Governance anchors the stack in responsibility:
– Privacy: minimize retention, anonymize where possible, and justify every attribute you keep.
– Security: restrict access by role, encrypt in transit and at rest, and audit sensitive actions.
– Fairness: test across demographic and contextual slices; investigate disparate error rates.
– Transparency: maintain model cards and data sheets; document known limitations and safe use guidelines.
– Sustainability: track compute budgets, prefer efficient architectures, and schedule jobs to optimize energy use.

Costs deserve deliberate management. Training curves often have steep early gains and shallow tails; set stop criteria based on validation goals rather than chasing marginal improvements. Evaluate the total cost of ownership, including labeling, serving infrastructure, incident response, and periodic retraining. Tool choice should map to skills your team can sustain; a minimized stack that people understand is often more reliable than a sprawling one that no one fully owns. Process design matters as much as the components: code review for data transformations, red-teaming for failure modes, and postmortems that update checklists rather than gather dust.
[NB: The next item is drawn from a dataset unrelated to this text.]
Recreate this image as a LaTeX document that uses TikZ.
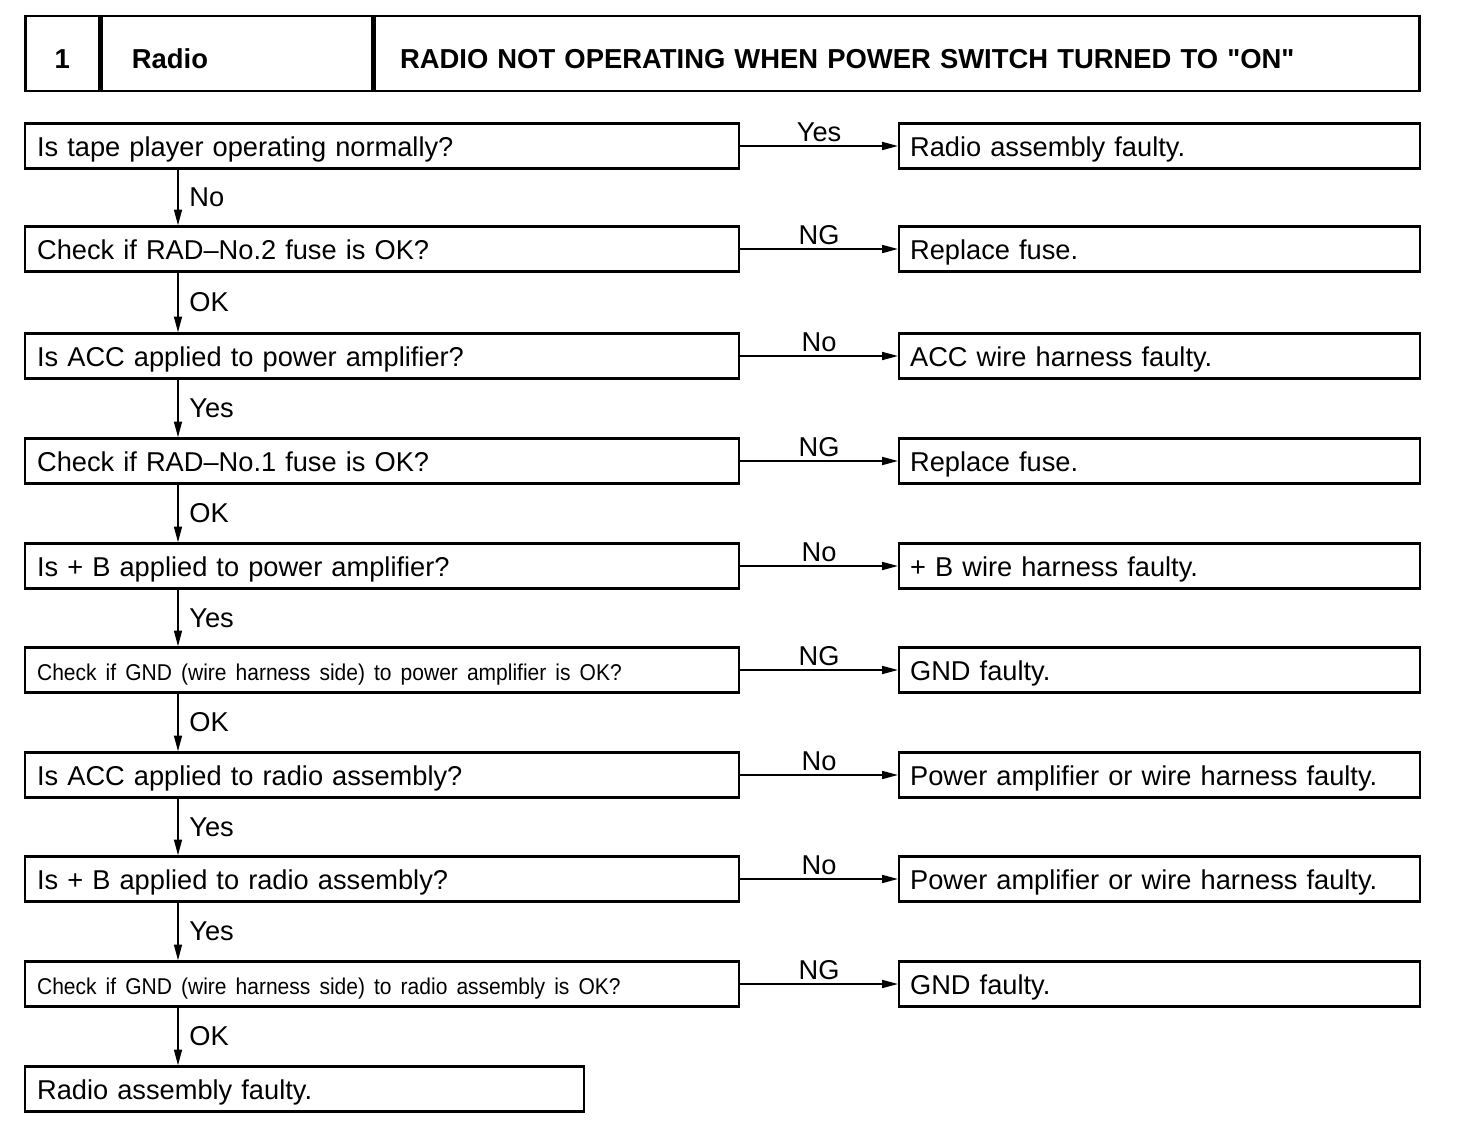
\documentclass[tikz,border=0pt]{standalone}
\usepackage{fontspec}
\setmainfont{Liberation Sans}
\newfontfamily\narrowfont[FakeStretch=0.92]{Liberation Sans}
\usetikzlibrary{arrows.meta,positioning}
\definecolor{Ink}{HTML}{000000}

\begin{document}
\begin{tikzpicture}[x=0.02cm,y=-0.02cm,
    every node/.style={font=\fontsize{15.5}{18}\selectfont,text=Ink},
    hbox/.style={draw=Ink,line width=1.5pt,anchor=west,minimum height=1.5cm,align=left,
      text height=0.6cm,text depth=0pt,font=\fontsize{15.6}{18}\selectfont\bfseries},
    qbox/.style={draw=Ink,line width=1.3pt,anchor=west,minimum height=0.9cm,
      text height=11.4pt,text depth=0pt,inner xsep=0.24cm,text width=13.8cm,align=left},
    abox/.style={qbox,inner xsep=0.22cm,text width=9.98cm},
    link/.style={draw=Ink,line width=1pt,-{Triangle[length=9pt,width=4.5pt]}},
    htag/.style={above,inner ysep=2pt},
    vtag/.style={right,inner xsep=6pt}]
  \useasboundingbox (0,0) rectangle (1472,1136);
  % header
  \node[hbox,minimum width=1.48cm,align=center] (num) at (24,53.5) {1};
  \node[hbox,inner xsep=0.6cm,text width=4.21cm] (topic) at (num.east) {Radio};
  \node[hbox,inner xsep=0.5cm,text width=19.89cm] (title) at (topic.east)
    {RADIO NOT OPERATING WHEN POWER SWITCH TURNED TO \textquotedbl ON\textquotedbl};
  % checks and results
  \foreach \i/\y/\q/\lab/\a in {
    1/146/{Is tape player operating normally?}/Yes/{Radio assembly faulty.},
    2/249/{Check if RAD--No.2 fuse is OK?}/NG/{Replace fuse.},
    3/356/{Is ACC applied to power amplifier?}/No/{ACC wire harness faulty.},
    4/461/{Check if RAD--No.1 fuse is OK?}/NG/{Replace fuse.},
    5/566/{Is + B applied to power amplifier?}/No/{+ B wire harness faulty.},
    6/670/{\fontsize{13}{15}\narrowfont Check if GND (wire harness side) to power amplifier is OK?}/NG/{GND faulty.},
    7/775/{Is ACC applied to radio assembly?}/No/{Power amplifier or wire harness faulty.},
    8/879/{Is + B applied to radio assembly?}/No/{Power amplifier or wire harness faulty.},
    9/984/{\fontsize{13}{15}\narrowfont Check if GND (wire harness side) to radio assembly is OK?}/NG/{GND faulty.}}{
    \node[qbox] (q\i) at (24,\y) {\q};
    \node[abox] (a\i) at (898,\y) {\a};
    \draw[link] (q\i) -- node[htag] {\lab} (a\i);
  }
  \node[qbox,text width=10.7cm] (q10) at (24,1089) {Radio assembly faulty.};
  % downward path
  \coordinate (col) at (178,0);
  \foreach \i/\j/\lab in {1/2/No,2/3/OK,3/4/Yes,4/5/OK,5/6/Yes,6/7/OK,7/8/Yes,8/9/Yes,9/10/OK}
    \draw[link] (q\i.south -| col) -- node[vtag] {\lab} (q\j.north -| col);
\end{tikzpicture}
\end{document}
Conclusion: Navigating the AI Stack with Purpose

If you build products, use this guide to align ambition with constraints: start with a baseline, instrument everything, and escalate complexity only when evidence demands it. If you lead teams, invest in data quality, evaluation rigor, and a culture that prizes clarity over hype. If you are learning the craft, practice end-to-end: a small, well-run pipeline teaches more than a giant model you cannot ship. The modern AI stack rewards steady engineering, honest metrics, and designs that respect the messy edges of reality.